Apparently, since the recession began (in 2008), Europe’s industrial sector declined, as did its energy consumption and freight transport. The result, for the 15 EU countries committed to trimming CO2 under the Kyoto Protocol, was that emissions fell by 1.3 percent from 2007. (The entire 27-country bloc’s emissions fell by 1.5 percent.) This decrease put total emissions for Kyoto Protocol adherents at 6.2 percent below base levels set by the Protocol, and, for the greater EU, at 10.7 percent below the EU’s 1990 level.
Other factors in this decline, including the effects of changes in land use, have yet to be analyzed.
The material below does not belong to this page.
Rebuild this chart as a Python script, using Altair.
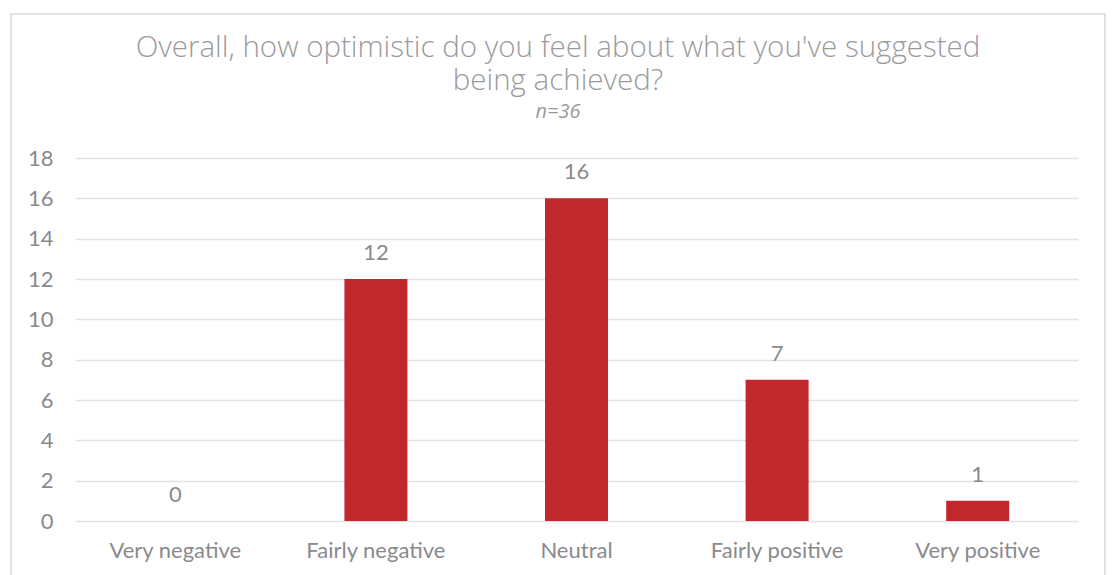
import altair as alt
import pandas as pd

categories = ["Very negative", "Fairly negative", "Neutral", "Fairly positive", "Very positive"]
counts = [0, 12, 16, 7, 1]
y_ticks = [0, 2, 4, 6, 8, 10, 12, 14, 16, 18]

title_lines = ["Overall, how optimistic do you feel about what you've suggested", "being achieved?"]
subtitle = "n=36"

df = pd.DataFrame({"category": categories, "count": counts})
one = pd.DataFrame({"k": [0]})

BAR = "#C0282E"
TEXT = "#8a8a8d"
TITLE = "#9b9b9e"
GRID = "#e2e2e2"

x_enc = alt.X(
    "category:N",
    sort=categories,
    scale=alt.Scale(paddingInner=0.686, paddingOuter=0.343),
    axis=alt.Axis(title=None, labelAngle=0, labelFont="Lato", labelFontSize=22,
                  labelColor=TEXT, labelPadding=19, ticks=False, domain=False),
)
y_enc = alt.Y(
    "count:Q",
    scale=alt.Scale(domain=[0, 18], nice=False),
    axis=alt.Axis(title=None, values=y_ticks, labelFont="Lato", labelFontSize=22,
                  labelColor=TEXT, labelPadding=22, ticks=False, domain=False,
                  grid=True, gridColor=GRID, gridWidth=1.5),
)

bars = alt.Chart(df).mark_bar(color=BAR).encode(x=x_enc, y=y_enc)

labels = alt.Chart(df).mark_text(
    font="Lato", fontSize=22, color=TEXT, baseline="alphabetic", dy=-19
).encode(x=alt.X("category:N", sort=categories), y="count:Q", text="count:Q")

# outer frame around the whole figure
frame = alt.Chart(one).mark_rect(
    fill=None, stroke="#d9d9d9", strokeWidth=1.5, clip=False
).encode(x=alt.value(-64), x2=alt.value(1030), y=alt.value(-144), y2=alt.value(440))

# heading: a two-line title and the sample size, centred on the frame
head = dict(font="Open Sans", color=TITLE, align="center", baseline="alphabetic", clip=False)
title = alt.Chart(one).mark_text(
    text=title_lines, fontSize=29.5, fontWeight=300, lineHeight=33, **head
).encode(x=alt.value(483), y=alt.value(-101))
sub = alt.Chart(one).mark_text(
    text=subtitle, fontSize=20, fontWeight="normal", fontStyle="italic", **head
).encode(x=alt.value(483), y=alt.value(-40))

chart = alt.layer(frame, bars, labels, title, sub).properties(
    width=1003,
    height=363,
    padding={"left": 75, "top": 158, "right": 34, "bottom": 54},
    autosize=alt.AutoSizeParams(type="none"),
).configure_view(stroke=None)

chart.save("out.html", embed_options={"renderer": "svg", "actions": False})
According to EU Environment Commissioner Stavros Dimas, these figures are significant in business-environment analyses, including those to take place at the UN Climate Change Conference in December. “These provisional figures are a further confirmation that the EU is well on track to reach its Kyoto target, even if one should recognize that part of the reduction in emissions is due to the economic slowdown,” he said. Furthering the trend could also be a valuable tool in future efforts to trim CO2 emissions, he said.